Written instruction:
Collect each line holding the string "chart".
───
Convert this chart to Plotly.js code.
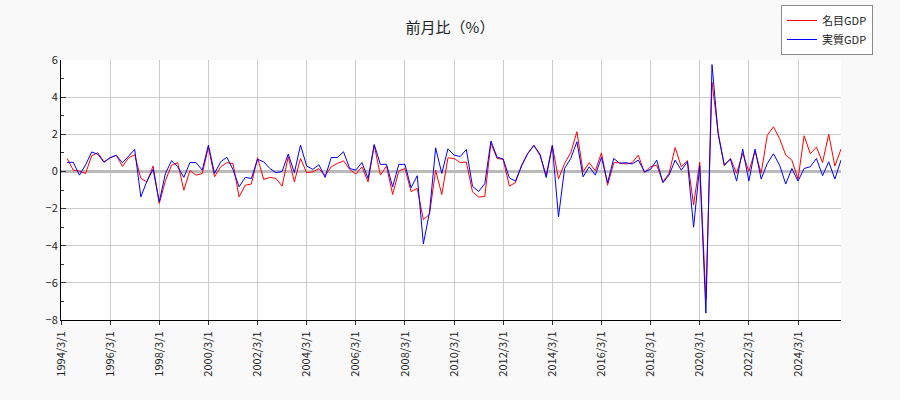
<!DOCTYPE html>
<html>
<head>
<meta charset="utf-8">
<script src="https://cdn.plot.ly/plotly-3.0.1.min.js"></script>
<style>
  body { margin: 0; background: #f9f9f9; }
  #chart { width: 900px; height: 400px; }
</style>
</head>
<body>
<div id="chart"></div>
<script>
// quarters from 1994/3/1, first quarter has no q/q value
var startYear = 1994;
var quarterCount = 128;

// 名目GDP q/q (%)
var nominal = [null,
  0.7, 0.07, 0.02, -0.11, 0.85, 1.0, 0.52, 0.73, 0.88, 0.27,
  0.73, 0.9, -0.38, -0.56, 0.29, -1.73, -0.5, 0.34, 0.47, -1.01,
  0.05, -0.2, -0.11, 1.29, -0.29, 0.25, 0.47, 0.43, -1.37, -0.74,
  -0.68, 0.74, -0.43, -0.32, -0.38, -0.79, 0.79, -0.56, 0.7, -0.07,
  -0.02, 0.15, -0.23, 0.25, 0.43, 0.57, 0.11, -0.14, 0.25, -0.56,
  1.41, -0.2, 0.29, -1.24, 0.02, 0.16, -1.09, -0.91, -2.6, -2.3,
  0.07, -1.24, 0.73, 0.7, 0.48, 0.5, -1.1, -1.38, -1.35, 1.52,
  0.7, 0.65, -0.79, -0.6, 0.34, 0.97, 1.4, 0.85, -0.2, 1.4,
  -0.4, 0.43, 1.01, 2.14, -0.02, 0.47, 0.04, 1.0, -0.74, 0.47,
  0.47, 0.4, 0.47, 0.88, -0.07, 0.25, 0.34, -0.56, -0.11, 1.29,
  0.25, 0.58, -1.8, 0.5, -6.9, 4.8, 2.1, 0.3, 0.7, -0.1,
  0.97, 0.0, 1.1, -0.1, 1.95, 2.4, 1.77, 0.88, 0.61, -0.41,
  1.92, 0.95, 1.31, 0.48, 2.0, 0.29, 1.2];

// 実質GDP q/q (%)
var real = [null,
  0.49, 0.49, -0.2, 0.35, 1.05, 0.92, 0.49, 0.74, 0.87, 0.47,
  0.82, 1.19, -1.37, -0.52, 0.11, -1.64, -0.11, 0.58, 0.25, -0.32,
  0.48, 0.47, 0.07, 1.42, -0.11, 0.52, 0.76, 0.1, -0.83, -0.32,
  -0.38, 0.65, 0.52, 0.16, -0.07, 0.0, 0.94, -0.07, 1.42, 0.29,
  0.11, 0.36, -0.32, 0.75, 0.75, 1.06, 0.16, 0.07, 0.48, -0.38,
  1.45, 0.38, 0.38, -0.83, 0.38, 0.38, -0.88, -0.23, -3.9, -2.2,
  1.27, -0.11, 1.22, 0.88, 0.8, 1.18, -0.8, -1.08, -0.66, 1.64,
  0.77, 0.67, -0.35, -0.52, 0.3, 0.97, 1.4, 0.92, -0.33, 1.4,
  -2.45, 0.16, 0.7, 1.6, -0.29, 0.25, -0.2, 0.76, -0.61, 0.7,
  0.43, 0.47, 0.4, 0.61, -0.02, 0.11, 0.61, -0.61, -0.2, 0.61,
  0.07, 0.52, -3.0, 0.3, -7.63, 5.75, 2.0, 0.35, 0.66, -0.52,
  1.2, -0.52, 1.2, -0.41, 0.43, 0.95, 0.34, -0.68, 0.16, -0.52,
  0.16, 0.25, 0.7, -0.23, 0.52, -0.41, 0.61];

var quarters = [];
for (var i = 0; i < quarterCount; i++) {
  var y = startYear + Math.floor(i / 4);
  var m = (i % 4) * 3 + 3;
  quarters.push(y + '/' + m + '/1');
}

// label every 2 years
var tickLabels = quarters.filter(function (q, i) { return i % 8 == 0; });

var font = '"Noto Sans CJK JP", "DejaVu Sans", sans-serif';

var data = [
  {
    x: quarters, y: nominal, name: '名目GDP', type: 'scatter', mode: 'lines',
    line: {color: '#ff0000', width: 1}
  },
  {
    x: quarters, y: real, name: '実質GDP', type: 'scatter', mode: 'lines',
    line: {color: '#0000ff', width: 1}
  }
];

var layout = {
  width: 900, height: 400,
  paper_bgcolor: '#f9f9f9', plot_bgcolor: '#ffffff',
  margin: {l: 61, r: 59, t: 60, b: 80, autoexpand: false},
  font: {family: font, size: 11, color: '#222'},
  title: {text: '前月比（%）', x: 0.5, xanchor: 'center', y: 0.93, yanchor: 'middle',
          font: {family: font, size: 15, color: '#222'}},
  showlegend: true,
  legend: {x: 1.041, xanchor: 'right', y: 1.2115, yanchor: 'top',
           bgcolor: '#ffffff', bordercolor: '#888', borderwidth: 1,
           font: {family: font, size: 11, color: '#222'},
           tracegroupgap: 0, itemwidth: 30},
  xaxis: {
    type: 'category', range: [0, quarterCount - 1],
    tickmode: 'array', tickvals: tickLabels, ticktext: tickLabels,
    tickangle: -90, ticks: 'outside', ticklen: 4, tickcolor: '#333',
    ticklabelstandoff: 2,
    showgrid: true, gridcolor: '#cccccc', gridwidth: 1,
    showline: true, linecolor: '#000', linewidth: 1,
    zeroline: false, tickfont: {size: 11, color: '#222'}
  },
  yaxis: {
    range: [-8, 6], dtick: 2, ticks: 'inside', ticklen: 5, tickcolor: '#333',
    showgrid: true, gridcolor: '#cccccc', gridwidth: 1,
    showline: true, linecolor: '#000', linewidth: 1,
    zeroline: true, zerolinecolor: '#bbbbbb', zerolinewidth: 3,
    minor: {dtick: 1, ticks: 'inside', ticklen: 3, tickcolor: '#333', showgrid: false},
    tickfont: {size: 11, color: '#222'}
  }
};

Plotly.newPlot('chart', data, layout, {displayModeBar: false, staticPlot: true});
</script>
</body>
</html>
───
Correct response:
Convert this chart to Plotly.js code.
  #chart { width: 900px; height: 400px; }
<div id="chart"></div>
Plotly.newPlot('chart', data, layout, {displayModeBar: false, staticPlot: true});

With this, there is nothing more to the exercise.